§ **Request**
Please find all lines in the data that hold the string "this" and copy them.

## Begin

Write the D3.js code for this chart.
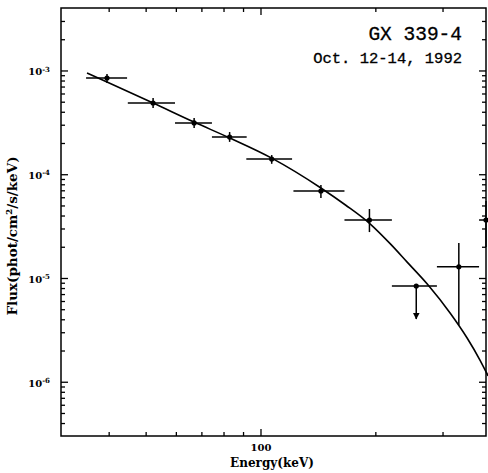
<!DOCTYPE html>
<html>
<head>
<meta charset="utf-8">
<script src="https://cdn.jsdelivr.net/npm/d3@7"></script>
<style>
  html, body { margin: 0; padding: 0; background: #fff; }
  svg { display: block; }
</style>
</head>
<body>
<div class="spectrum-canvas"></div>
<script>
// OSSE spectrum points (energy in keV, flux in phot/cm^2/s/keV)
let energy = [39.6, 52.3, 67, 83, 107, 144, 193, 256, 331, 390];
let energyLo = [34.9, 44.9, 59.7, 74.6, 91.8, 122, 166, 221, 290, 374];
let energyHi = [44.7, 59.7, 74.6, 92, 121, 166, 221, 290, 374, 450];
let flux = [8.46e-4, 4.86e-4, 3.12e-4, 2.28e-4, 1.40e-4, 6.89e-5, 3.62e-5, 8.37e-6, 1.28e-5, 3.62e-5];
let fluxLo = [7.57e-4, 4.35e-4, 2.79e-4, 2.05e-4, 1.26e-4, 5.90e-5, 2.77e-5, 4.03e-6, 3.52e-6, 1.99e-5];
let fluxHi = [9.24e-4, 5.43e-4, 3.48e-4, 2.55e-4, 1.53e-4, 7.87e-5, 4.62e-5, 8.37e-6, 2.17e-5, 5.52e-5];
let upperLimit = [false, false, false, false, false, false, false, true, false, false];

// model curve
let modelEnergy = [35.1, 39.6, 52.3, 67, 83.2, 107, 144, 167, 194, 219, 242, 275, 314, 348, 376, 395];
let modelFlux = [9.45e-4, 7.74e-4, 4.86e-4, 3.18e-4, 2.23e-4, 1.43e-4, 7.37e-5, 5.05e-5, 3.31e-5, 2.13e-5, 1.43e-5, 8.56e-6, 4.60e-6, 2.64e-6, 1.62e-6, 1.14e-6];

// axis ticks
let xMajor = [100];
let xMinor = [40, 50, 60, 70, 80, 90, 200, 300];
let yMajor = [1e-3, 1e-4, 1e-5, 1e-6];
let yMinor = [];
for (let dec of [1e-7, 1e-6, 1e-5, 1e-4, 1e-3]) {
  for (let m = 2; m <= 9; m++) yMinor.push(m * dec);
}

let titleLines = ["GX 339-4", "Oct. 12-14, 1992"];

let width = 488, height = 473;
let margin = { left: 61, right: 486, top: 8, bottom: 436 };

let svg = d3.select(".spectrum-canvas")
  .append("svg")
  .attr("width", width)
  .attr("height", height)
  .attr("viewBox", [0, 0, width, height]);

let x = d3.scaleLog().domain([30, 390]).range([margin.left, margin.right]);
let y = d3.scaleLog().domain([3e-7, 4e-3]).range([margin.bottom, margin.top]);
yMinor = yMinor.filter(v => v > 3e-7 && v < 4e-3);

let serif = "'DejaVu Serif', 'Liberation Serif', serif";

// axes with inward ticks on all four sides
function tickAxis(axis, values, size, pos) {
  let g = svg.append("g")
    .attr("transform", pos)
    .call(axis.tickValues(values).tickSize(size).tickSizeOuter(0).tickFormat(""));
  g.select(".domain").remove();
  g.selectAll(".tick line").attr("stroke", "#000").attr("stroke-width", 1.3);
  return g;
}

tickAxis(d3.axisBottom(x), xMinor, -4, `translate(0,${margin.bottom})`);
tickAxis(d3.axisTop(x), xMinor, -4, `translate(0,${margin.top})`);
tickAxis(d3.axisTop(x), xMajor, -7, `translate(0,${margin.top})`);
tickAxis(d3.axisLeft(y), yMinor, -4, `translate(${margin.left},0)`);
tickAxis(d3.axisRight(y), yMinor, -4, `translate(${margin.right},0)`);
tickAxis(d3.axisRight(y), yMajor, -7, `translate(${margin.right},0)`);

let xAxis = svg.append("g")
  .attr("transform", `translate(0,${margin.bottom})`)
  .call(d3.axisBottom(x).tickValues(xMajor).tickSize(-7).tickSizeOuter(0).tickPadding(8)
    .tickFormat(d3.format("d")));
xAxis.select(".domain").remove();
xAxis.selectAll(".tick line").attr("stroke", "#000").attr("stroke-width", 1.3);
xAxis.selectAll(".tick text")
  .attr("fill", "#000")
  .attr("font-family", serif)
  .attr("font-weight", "bold")
  .attr("font-size", "10px");

let yAxis = svg.append("g")
  .attr("transform", `translate(${margin.left},0)`)
  .call(d3.axisLeft(y).tickValues(yMajor).tickSize(-7).tickSizeOuter(0).tickPadding(11)
    .tickFormat(""));
yAxis.select(".domain").remove();
yAxis.selectAll(".tick line").attr("stroke", "#000").attr("stroke-width", 1.3);
yAxis.selectAll(".tick text")
  .attr("fill", "#000")
  .attr("font-family", serif)
  .attr("font-weight", "bold")
  .attr("font-size", "10px")
  .attr("dy", "0.45em")
  .each(function(d) {
    let t = d3.select(this);
    t.append("tspan").text("10");
    t.append("tspan")
      .attr("dy", "-0.55em")
      .attr("font-size", "7px")
      .text("-" + Math.round(-Math.log10(d)));
  });

// frame
svg.append("rect")
  .attr("x", margin.left)
  .attr("y", margin.top)
  .attr("width", margin.right - margin.left)
  .attr("height", margin.bottom - margin.top)
  .attr("fill", "none")
  .attr("stroke", "#000")
  .attr("stroke-width", 1.5);

// model curve
let line = d3.line()
  .x(d => x(d[0]))
  .y(d => y(d[1]))
  .curve(d3.curveMonotoneX);

svg.append("path")
  .datum(d3.zip(modelEnergy, modelFlux))
  .attr("fill", "none")
  .attr("stroke", "#000")
  .attr("stroke-width", 1.6)
  .attr("d", line);

// data points with error bars
svg.append("defs").append("marker")
  .attr("id", "arrow")
  .attr("viewBox", "0 0 10 10")
  .attr("refX", 9)
  .attr("refY", 5)
  .attr("markerWidth", 4.5)
  .attr("markerHeight", 4.5)
  .attr("orient", "auto")
  .append("path")
  .attr("d", "M0,0L10,5L0,10Z")
  .attr("fill", "#000");

let points = svg.append("g")
  .attr("stroke", "#000")
  .attr("stroke-width", 1.5)
  .selectAll("g")
  .data(energy.map((e, i) => i))
  .join("g");

points.append("line")
  .attr("x1", i => x(energyLo[i]))
  .attr("x2", i => x(energyHi[i]))
  .attr("y1", i => y(flux[i]))
  .attr("y2", i => y(flux[i]));

points.append("line")
  .attr("x1", i => x(energy[i]))
  .attr("x2", i => x(energy[i]))
  .attr("y1", i => y(upperLimit[i] ? flux[i] : fluxHi[i]))
  .attr("y2", i => y(fluxLo[i]))
  .attr("marker-end", i => upperLimit[i] ? "url(#arrow)" : null);

points.append("circle")
  .attr("cx", i => x(energy[i]))
  .attr("cy", i => y(flux[i]))
  .attr("r", 2.6)
  .attr("fill", "#000")
  .attr("stroke", "none");

// titles
svg.append("g")
  .attr("font-family", "'Courier New', 'Liberation Mono', monospace")
  .attr("text-anchor", "end")
  .attr("fill", "#000")
  .selectAll("text")
  .data(titleLines)
  .join("text")
  .attr("x", 462)
  .attr("y", (d, i) => i == 0 ? 40 : 63)
  .attr("font-size", (d, i) => i == 0 ? "19.5px" : "15.5px")
  .attr("stroke", "#000")
  .attr("stroke-width", 0.3)
  .text(d => d);

// axis titles
svg.append("text")
  .attr("x", 272)
  .attr("y", 467)
  .attr("text-anchor", "middle")
  .attr("font-family", serif)
  .attr("font-weight", "bold")
  .attr("font-size", "12px")
  .text("Energy(keV)");

svg.append("text")
  .attr("transform", `translate(17,236) rotate(-90)`)
  .attr("text-anchor", "middle")
  .attr("font-family", serif)
  .attr("font-weight", "bold")
  .attr("font-size", "13.5px")
  .text("Flux(phot/cm²/s/keV)");
</script>
</body>
</html>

## End

§ **Final result**
Write the D3.js code for this chart.
    let t = d3.select(this);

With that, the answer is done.